I’m trying to imagine a culture in which tolerance for the beliefs of others is a bad thing. Nope, still can’t fathom it.

Those with religious objections to Freemasonry are insidious. I’ve tried explaining that Freemasonry is not a religion, that we don’t worship Baphomet or any other Deity in particular, and that most of the Masons I know are conservative men with a religious or certainly spiritual bent. And I used to be surprised by the rejoinder: those men don’t know that they are worshiping a false deity. The ““true”” secrets (they claim), are only known to a very select few of the highest degrees. If you are a 32º Scottish Rite, then they will tell you that the secrets are known only to the 33º. If you are a 33º, then the secrets are only known to some smaller sub-group.

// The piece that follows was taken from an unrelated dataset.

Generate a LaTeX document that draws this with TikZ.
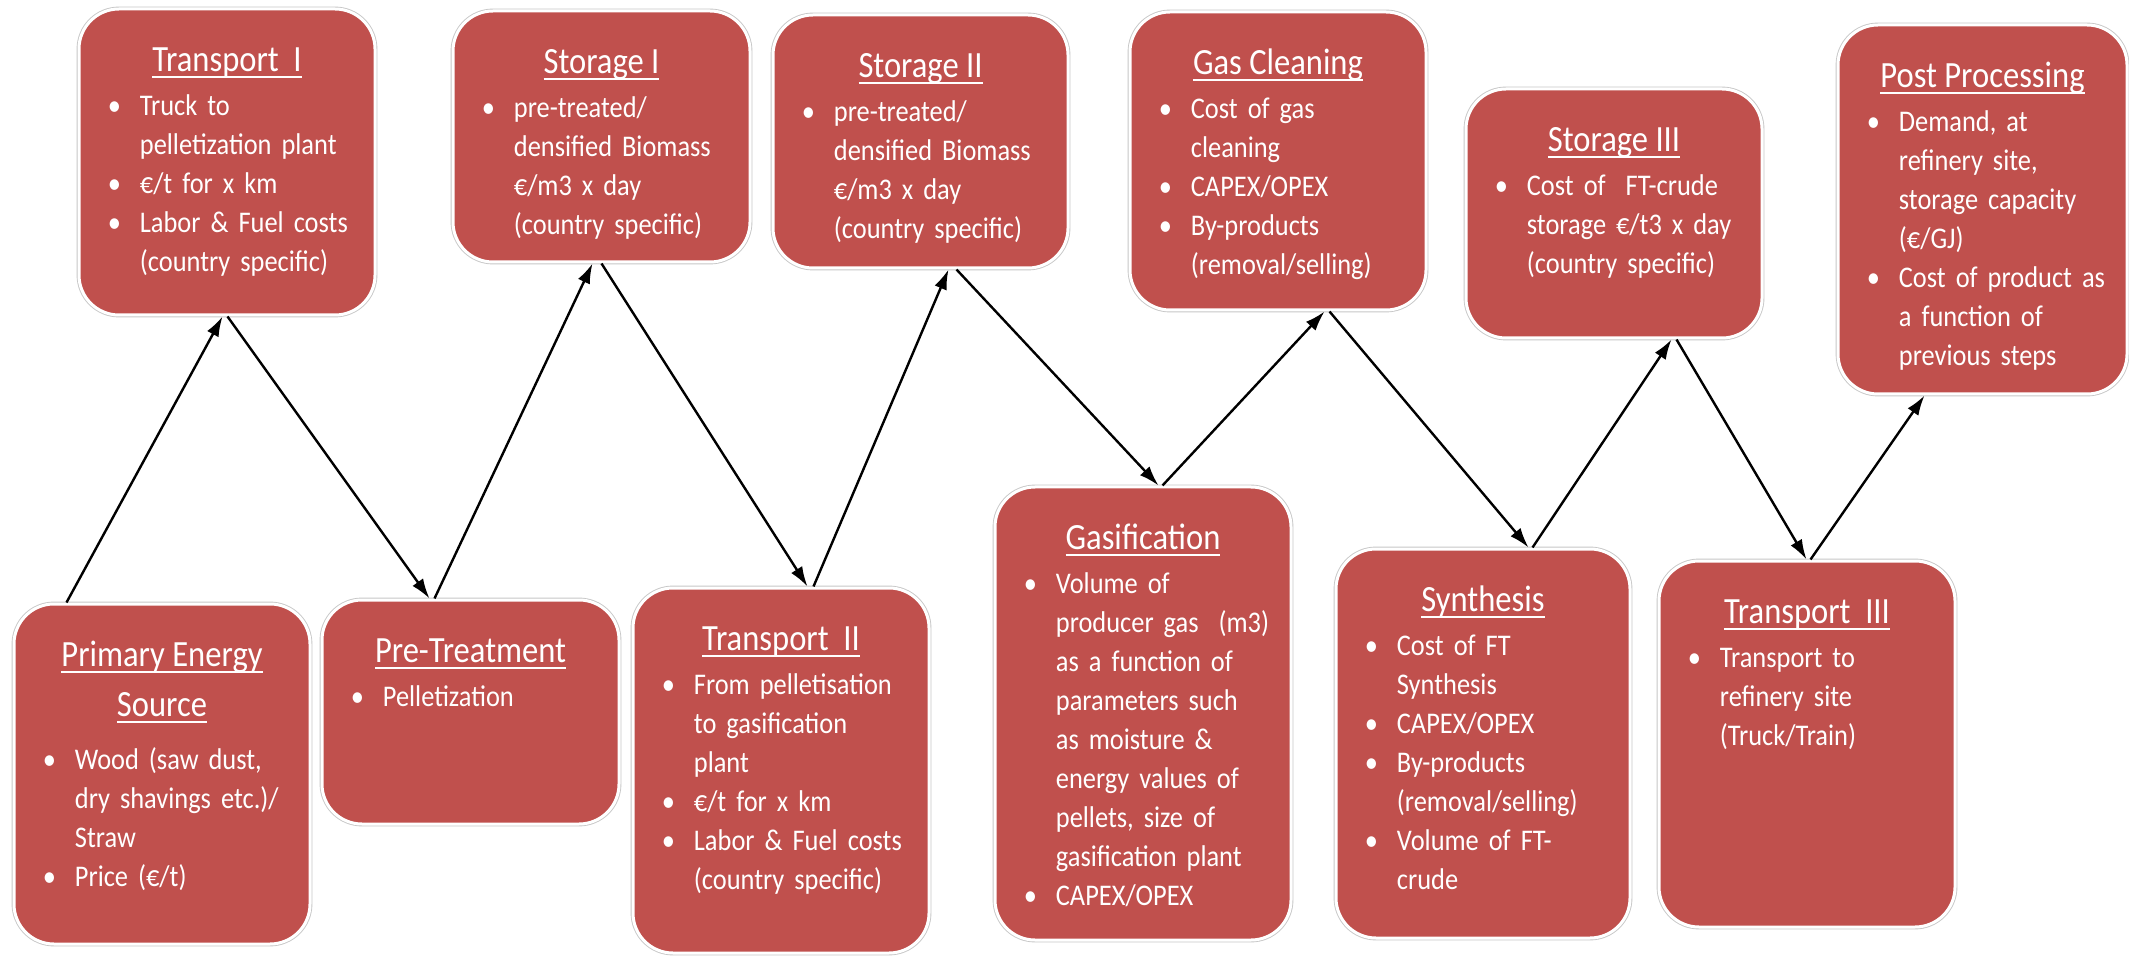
\documentclass[tikz,border=0pt]{standalone}
\usepackage{fontspec}
\setmainfont{Carlito}[FakeStretch=0.88]
\usetikzlibrary{arrows.meta,calc}
\definecolor{boxred}{HTML}{C0504D}
\newcommand{\uln}[1]{\setbox0\hbox{#1}\rlap{\rule[-3pt]{\wd0}{1pt}}\box0}
\newcommand{\bit}[1]{\par\noindent\makebox[16pt][l]{\strut•}\parbox[t]{120pt}{\strut#1\strut}\par\prevdepth=\dp\strutbox}
\tikzset{
  box/.style={draw=white, line width=1.5pt, fill=boxred, rounded corners=20pt,
    preaction={draw=black!22, line width=2.4pt}, inner sep=0pt},
  ttl/.style={text=white, font=\fontsize{18.5pt}{25pt}\selectfont, anchor=north, inner sep=0pt, align=center},
  body/.style={text=white, font=\fontsize{15pt}{19.5pt}\selectfont, anchor=north west, inner sep=0pt, text width=136pt, align=left},
  arr/.style={-{Latex[length=10pt,width=6.5pt]}, line width=1.2pt, black}
}
\begin{document}
\begin{tikzpicture}[x=0.5pt,y=-0.5pt]
\useasboundingbox (0,0) rectangle (2129,956);
% boxes
\node[box, minimum width=148pt, minimum height=170pt] (pes) at (162,774) {};
\node[box, minimum width=148pt, minimum height=153pt] (t1) at (227,162) {};
\node[box, minimum width=148.5pt, minimum height=112pt] (pt) at (470.5,712) {};
\node[box, minimum width=148.5pt, minimum height=125.5pt] (s1) at (601.5,136.5) {};
\node[box, minimum width=148pt, minimum height=182.5pt] (t2) at (781,770.5) {};
\node[box, minimum width=147.5pt, minimum height=126.5pt] (s2) at (920.5,141.5) {};
\node[box, minimum width=148pt, minimum height=226.5pt] (gas) at (1143,713.5) {};
\node[box, minimum width=148pt, minimum height=149pt] (gc) at (1278,161) {};
\node[box, minimum width=147pt, minimum height=194.5pt] (syn) at (1483,743.5) {};
\node[box, minimum width=148pt, minimum height=124.5pt] (s3) at (1614,213.5) {};
\node[box, minimum width=148pt, minimum height=183pt] (t3) at (1807,744) {};
\node[box, minimum width=144.5pt, minimum height=184.5pt] (pp) at (1982.5,209.5) {};
% titles
\node[ttl] (pesT) at ($(pes.north)+(0,29)$) {\strut\uln{Primary Energy}\\\strut\uln{Source}};
\node[ttl] (t1T) at ($(t1.north)+(0,29)$) {\strut\uln{Transport\ \ I}};
\node[ttl] (ptT) at ($(pt.north)+(0,29)$) {\strut\uln{Pre-Treatment}};
\node[ttl] (s1T) at ($(s1.north)+(0,29)$) {\strut\uln{Storage I}};
\node[ttl] (t2T) at ($(t2.north)+(0,29)$) {\strut\uln{Transport\ \ II}};
\node[ttl] (s2T) at ($(s2.north)+(0,29)$) {\strut\uln{Storage II}};
\node[ttl] (gasT) at ($(gas.north)+(0,29)$) {\strut\uln{Gasification}};
\node[ttl] (gcT) at ($(gc.north)+(0,29)$) {\strut\uln{Gas Cleaning}};
\node[ttl] (synT) at ($(syn.north)+(0,29)$) {\strut\uln{Synthesis}};
\node[ttl] (s3T) at ($(s3.north)+(0,29)$) {\strut\uln{Storage III}};
\node[ttl] (t3T) at ($(t3.north)+(0,29)$) {\strut\uln{Transport\ \ III}};
\node[ttl] (ppT) at ($(pp.north)+(0,29)$) {\strut\uln{Post Processing}};
% bodies
\node[body] (pesB) at ($(pes.north west)+(30,128)$) {\bit{Wood (saw dust,\\dry shavings etc.)/\\Straw}\bit{Price (€/t)}};
\node[body] (t1B) at ($(t1.north west)+(30,69)$) {\bit{Truck to\\pelletization plant}\bit{€/t for x km}\bit{Labor \& Fuel costs\\(country specific)}};
\node[body] (ptB) at ($(pt.north west)+(30,69)$) {\bit{Pelletization}};
\node[body] (s1B) at ($(s1.north west)+(30,69)$) {\bit{pre-treated/\\densified Biomass\\€/m3 x day\\(country specific)}};
\node[body] (t2B) at ($(t2.north west)+(30,69)$) {\bit{From pelletisation\\to gasification\\plant}\bit{€/t for x km}\bit{Labor \& Fuel costs\\(country specific)}};
\node[body] (s2B) at ($(s2.north west)+(30,69)$) {\bit{pre-treated/\\densified Biomass\\€/m3 x day\\(country specific)}};
\node[body] (gasB) at ($(gas.north west)+(30,69)$) {\bit{Volume of\\producer gas\ \ (m3)\\as a function of\\parameters such\\as moisture \&\\energy values of\\pellets, size of\\gasification plant}\bit{CAPEX/OPEX}};
\node[body] (gcB) at ($(gc.north west)+(30,69)$) {\bit{Cost of gas\\cleaning}\bit{CAPEX/OPEX}\bit{By-products\\(removal/selling)}};
\node[body] (synB) at ($(syn.north west)+(30,69)$) {\bit{Cost of FT\\Synthesis}\bit{CAPEX/OPEX}\bit{By-products\\(removal/selling)}\bit{Volume of FT-\\crude}};
\node[body] (s3B) at ($(s3.north west)+(30,69)$) {\bit{Cost of\ \ FT-crude\\storage €/t3 x day\\(country specific)}};
\node[body] (t3B) at ($(t3.north west)+(30,69)$) {\bit{Transport to\\refinery site\\(Truck/Train)}};
\node[body] (ppB) at ($(pp.north west)+(30,69)$) {\bit{Demand, at\\refinery site,\\storage capacity\\(€/GJ)}\bit{Cost of product as\\a function of\\previous steps}};
% connectors
\draw[arr] ($(pes.north west)+(54,0)$) -- ($(t1.south west)+(145,0)$);
\draw[arr] ($(t1.south west)+(150,0)$) -- ($(pt.north west)+(109,0)$);
\draw[arr] ($(pt.north west)+(114,0)$) -- ($(s1.south west)+(141,0)$);
\draw[arr] ($(s1.south west)+(150,0)$) -- ($(t2.north west)+(176,0)$);
\draw[arr] ($(t2.north west)+(182,0)$) -- ($(s2.south west)+(177,0)$);
\draw[arr] ($(s2.south west)+(185,0)$) -- ($(gas.north west)+(165,0)$);
\draw[arr] ($(gas.north west)+(169,0)$) -- ($(gc.south west)+(196,0)$);
\draw[arr] ($(gc.south west)+(201,0)$) -- ($(syn.north west)+(194,0)$);
\draw[arr] ($(syn.north west)+(198,0)$) -- ($(s3.south west)+(207,0)$);
\draw[arr] ($(s3.south west)+(212,0)$) -- ($(t3.north west)+(149,0)$);
\draw[arr] ($(t3.north west)+(153,0)$) -- ($(pp.south west)+(88,0)$);
\end{tikzpicture}
\end{document}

Apparently only a very super-secret select few know that when Freemasons open a lodge, they unknowingly offer up a prayer to some deity that nobody else has ever heard of.

We don’t know who gets the prayer when we bow our heads for some quiet contemplation, as if some deity is hijacking our cable? War-driving in the psychic realms? No firewall on our spiritual Wi-Fi?

I don’t have any solutions or answers or even any witty responses to these conditions. Most Masons will probably rarely or maybe never find themselves in a situation in which they have to face such wrong-headed thinking. As an old Usenet junkie, I tend to run across them much too frequently, and now have more names in my newsreader filters than a small phone book. But after several years, I realize that I’m getting tired of hearing the same, old arguments from them, and I’m tired of hearing myself respond with the same old explanations.

So I’ve decided that, if only to keep myself from feeling bored and tired (and to amuse myself, if possible), I’m going to go to the other extreme and point out the Masonic connections where they would least expect them to be.

And did anyone count the words in the previous paragraph? Hint: it’s the most important Masonic number of all, and the key to life, the unverse, and everything!